I've fixed it by writing a simple middleware after body-parser that sets the id from req._trace_id
in a scope and calling next()
. This was preferable to moving the order of the tracing because we want to trace as much as possible.
@eugene-yao-zocdoc thanks a lot for such a detailed explanation. Is there anything you think we should do in our middlewares more than documenting this behavior? Could you share the middleware you wrote to include in such documentation?
@jcchavezs apologies for the lengthy delay in response.
Here is the middleware I wrote to deal with this:
app.use(function(req, res, next) {
if (
req.hasOwnProperty('zipkinTracer') &&
req.hasOwnProperty('_trace_id')
) {
req.zipkinTracer.letId(req._trace_id, () => {
next();
});
} else {
next();
}
});
zipkinTracer is set by our custom middlewares to store the tracer object.
As far as fixes go on your side, I don't see an obvious solution other than documentation more prominently.

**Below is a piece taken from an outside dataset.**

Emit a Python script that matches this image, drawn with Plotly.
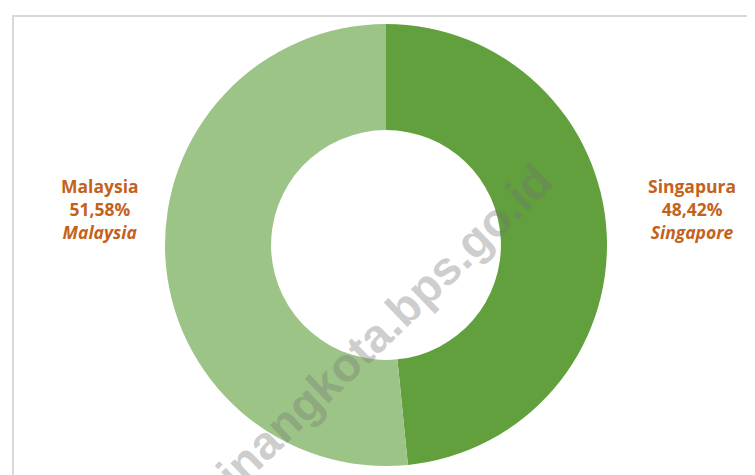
import plotly.graph_objects as go

# share of visitors, percent
countries = ["Singapura", "Malaysia"]
countries_en = ["Singapore", "Malaysia"]
shares = [48.42, 51.58]
slice_colors = ["#62a03e", "#9dc487"]

label_color = "#c4621c"
label_font = "'Open Sans', 'DejaVu Sans', sans-serif"

fig = go.Figure()

fig.add_trace(
    go.Pie(
        labels=countries,
        values=shares,
        hole=0.52,
        sort=False,
        direction="clockwise",
        rotation=0,
        marker=dict(colors=slice_colors, line=dict(width=0)),
        textinfo="none",
        hoverinfo="label+percent",
        showlegend=False,
        domain=dict(x=[157 / 755, 599 / 755], y=[1 - 458 / 475, 1 - 16 / 475]),
    )
)


def fmt_pct(v):
    return f"{v:.2f}%".replace(".", ",")


# label positions (paper px), one per country
label_pos = {"Singapura": (684, 201), "Malaysia": (92, 201)}

for name, name_en, val in zip(countries, countries_en, shares):
    px, py = label_pos[name]
    fig.add_annotation(
        x=px / 755,
        y=1 - py / 475,
        xref="paper",
        yref="paper",
        xanchor="center",
        yanchor="middle",
        showarrow=False,
        align="center",
        text=f"<b>{name}</b><br><b>{fmt_pct(val)}</b><br><b><i>{name_en}</i></b>",
        font=dict(family=label_font, size=17.5, color=label_color),
    )

# watermark
fig.add_annotation(
    x=557 / 755,
    y=1 - 143 / 475,
    xref="paper",
    yref="paper",
    xanchor="right",
    yanchor="top",
    showarrow=False,
    text="<b>tanjungpinangkota.bps.go.id</b>",
    textangle=-44,
    font=dict(family="Arial, 'Liberation Sans', sans-serif", size=47, color="rgba(115,115,115,0.36)"),
)

# chart frame
fig.add_shape(
    type="rect",
    xref="paper",
    yref="paper",
    x0=5 / 755,
    x1=1.02,
    y0=-0.02,
    y1=1 - 8 / 475,
    line=dict(color="#d9d9d9", width=2),
    fillcolor="rgba(0,0,0,0)",
)

fig.update_layout(
    width=755,
    height=475,
    margin=dict(l=0, r=0, t=0, b=0),
    paper_bgcolor="white",
    plot_bgcolor="white",
)

fig.write_html("out.html")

Perhaps another avenue is to raise an issue with body-parse library to allow you to pass in a function to override how the next middleware gets called? So devs can invoke something like
app.use(
bodyParser.text({
limit: options.bodySizeLimit,
type: 'text/plain',
next: () => {
tracer.letId(req._trace_id, () => {
next();
});
}
})
);
I'll post up a quick sample as soon as I have a second, but I wanted to record it here so I don't forget.
I was using both body-parser and zipkinMiddleware, with body-parser being the last item in the middleware chain.
Using getContext() + letContext() would give me a new spanid/traceid every time, rather than using the ID generated in the middleware.
(Once I can show you as an example) - is this intended behavior that we want documented, or something we can enhance?